There was a time theories that Kerry were somewhat spooked by teams from Ulster – and Tyrone in particular – existed on merit. However, you suspect few things have grinded the gears of the subjects of the Kingdom more than that very topic.
Which is why when Jack O’Connor’s charges saw the opportunity to choke the life out of the Red Hands, they went for the vice grips. The final few twists thereof being tended to by yet another piece of David Clifford genius which, had it been in any ‘foreign’ sport, journalists and/or broadcasters and editors would hardly have been able to control themselves.

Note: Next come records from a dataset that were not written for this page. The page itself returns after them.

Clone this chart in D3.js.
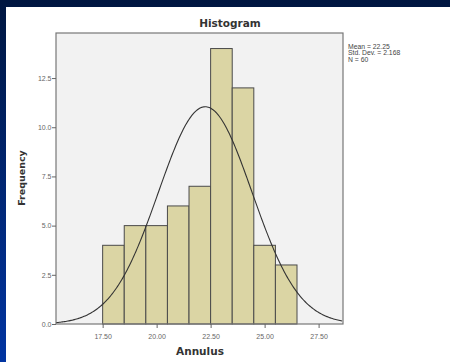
<!DOCTYPE html>
<html>
<head>
<meta charset="utf-8">
<script src="https://cdn.jsdelivr.net/npm/d3@7"></script>
<style>
  html, body { margin: 0; padding: 0; }
  body { width: 450px; height: 362px; overflow: hidden; }
  svg { display: block; }
</style>
</head>
<body>
<svg id="chart" width="450" height="362"></svg>
<script>
// Histogram bins (lower edges, width 1) and counts
const binStarts = [17.5, 18.5, 19.5, 20.5, 21.5, 22.5, 23.5, 24.5, 25.5];
const counts    = [4, 5, 5, 6, 7, 14, 12, 4, 3];
const binWidth  = 1;
const xTicks    = [17.5, 20, 22.5, 25, 27.5];
const yTicks    = [0, 2.5, 5, 7.5, 10, 12.5];
const statLines = ["Mean = 22.25", "Std. Dev. = 2.168", "N = 60"];
const mean = 22.25, sd = 2.168, n = 60;

const svg = d3.select("#chart");
const W = 450, H = 362;

// Slide-style background
const defs = svg.append("defs");
const g1 = defs.append("linearGradient").attr("id", "bg").attr("x1", 0).attr("y1", 0).attr("x2", 0).attr("y2", 1);
g1.append("stop").attr("offset", "0%").attr("stop-color", "#001640");
g1.append("stop").attr("offset", "100%").attr("stop-color", "#0135a2");
svg.append("rect").attr("width", W).attr("height", H).attr("fill", "url(#bg)");
svg.append("rect").attr("x", 6).attr("y", 7).attr("width", W - 6).attr("height", H - 7).attr("fill", "#ffffff");

const plot = { left: 56, right: 343, top: 33, bottom: 324 };

const x = d3.scaleLinear().domain([15.34, 28.63]).range([plot.left, plot.right]);
const y = d3.scaleLinear().domain([0, 14.79]).range([plot.bottom, plot.top]);

// Plot background
svg.append("rect")
  .attr("x", plot.left).attr("y", plot.top)
  .attr("width", plot.right - plot.left).attr("height", plot.bottom - plot.top)
  .attr("fill", "#f2f2f2");

// Bars
svg.append("g").selectAll("rect")
  .data(binStarts.map((s, i) => ({ s, c: counts[i] })))
  .join("rect")
  .attr("x", d => x(d.s))
  .attr("y", d => y(d.c))
  .attr("width", d => x(d.s + binWidth) - x(d.s))
  .attr("height", d => y(0) - y(d.c))
  .attr("fill", "#dbd5a4")
  .attr("stroke", "#4a4a4a")
  .attr("stroke-width", 1);

// Normal curve scaled to counts
const curveX = d3.range(15.34, 28.63, 0.05);
const dens = v => n * binWidth * Math.exp(-0.5 * ((v - mean) / sd) ** 2) / (sd * Math.sqrt(2 * Math.PI));
svg.append("path")
  .datum(curveX)
  .attr("d", d3.line().x(v => x(v)).y(v => y(dens(v))))
  .attr("fill", "none")
  .attr("stroke", "#333")
  .attr("stroke-width", 1.1);

// Frame
svg.append("rect")
  .attr("x", plot.left).attr("y", plot.top)
  .attr("width", plot.right - plot.left).attr("height", plot.bottom - plot.top)
  .attr("fill", "none").attr("stroke", "#777").attr("stroke-width", 1.2);

// Axes
const xAxis = svg.append("g")
  .attr("transform", `translate(0,${plot.bottom})`)
  .call(d3.axisBottom(x).tickValues(xTicks).tickFormat(d3.format(".2f")).tickSize(4).tickSizeOuter(0));
const yAxis = svg.append("g")
  .attr("transform", `translate(${plot.left},0)`)
  .call(d3.axisLeft(y).tickValues(yTicks).tickFormat(d3.format(".1f")).tickSize(4).tickSizeOuter(0));
[xAxis, yAxis].forEach(a => {
  a.select(".domain").remove();
  a.selectAll(".tick line").attr("stroke", "#666");
  a.selectAll(".tick text")
    .attr("fill", "#666")
    .style("font-family", "'Liberation Sans', Arial, sans-serif")
    .style("font-size", "7px");
});
xAxis.selectAll(".tick text").attr("dy", "1.1em");
yAxis.selectAll(".tick text").attr("x", -4.5);

// Titles
svg.append("text")
  .attr("x", 230).attr("y", 27)
  .attr("text-anchor", "middle")
  .style("font-family", "'DejaVu Sans', sans-serif")
  .style("font-weight", "bold").style("font-size", "10.5px")
  .attr("fill", "#333")
  .text("Histogram");

svg.append("text")
  .attr("x", 200).attr("y", 355)
  .attr("text-anchor", "middle")
  .style("font-family", "'DejaVu Sans', sans-serif")
  .style("font-weight", "bold").style("font-size", "10.5px")
  .attr("fill", "#333")
  .text("Annulus");

svg.append("text")
  .attr("transform", "translate(25,178) rotate(-90)")
  .attr("text-anchor", "middle")
  .style("font-family", "'DejaVu Sans', sans-serif")
  .style("font-weight", "bold").style("font-size", "9.5px")
  .attr("fill", "#333")
  .text("Frequency");

// Summary statistics
svg.append("g").selectAll("text")
  .data(statLines)
  .join("text")
  .attr("x", 348)
  .attr("y", (d, i) => 49 + i * 6.4)
  .style("font-family", "'Liberation Sans', Arial, sans-serif")
  .style("font-size", "6.8px")
  .attr("fill", "#444")
  .text(d => d);
</script>
</body>
</html>
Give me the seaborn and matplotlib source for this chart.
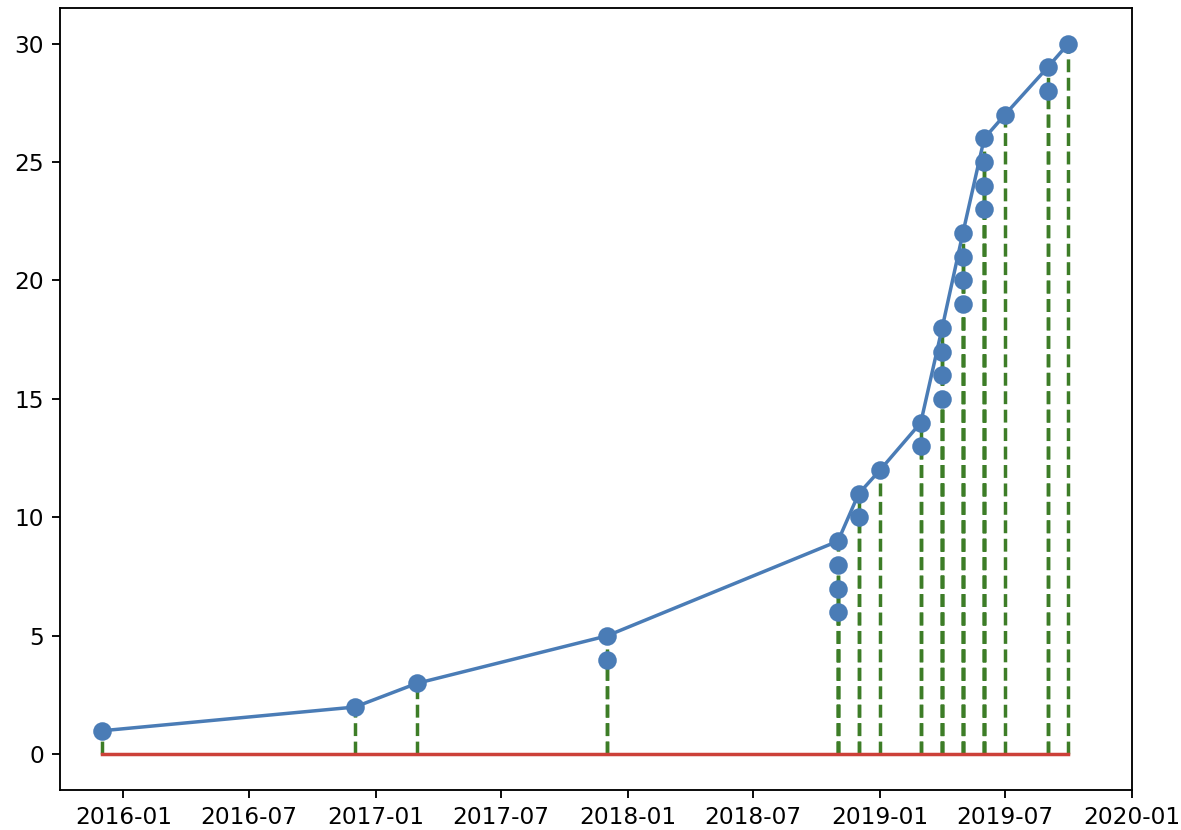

For all that, Derry will present the champions with a different type of challenge. It could actually be said to be a meeting of two purveyors of old style football. We know those with the crown can kick scores over the blanket from way out the field, but their forthcoming opponents are no mugs at it either.
Those who are now Ciaran Meenagh’s players were a good enough bunch to begin with, but the re-deployment of Brendan Rodgers from full back to centre field has made them a more potent force altogether. The Slaughtneil man was far too good to be wasted in at full back.
Especially given how extraordinarily well rookie full back Eoin McEvoy has been acquitted himself in his fledgeling career to date. He and his colleagues face the greatest challenge of all next day out. The rest of us have the privilege of seeing it unfold.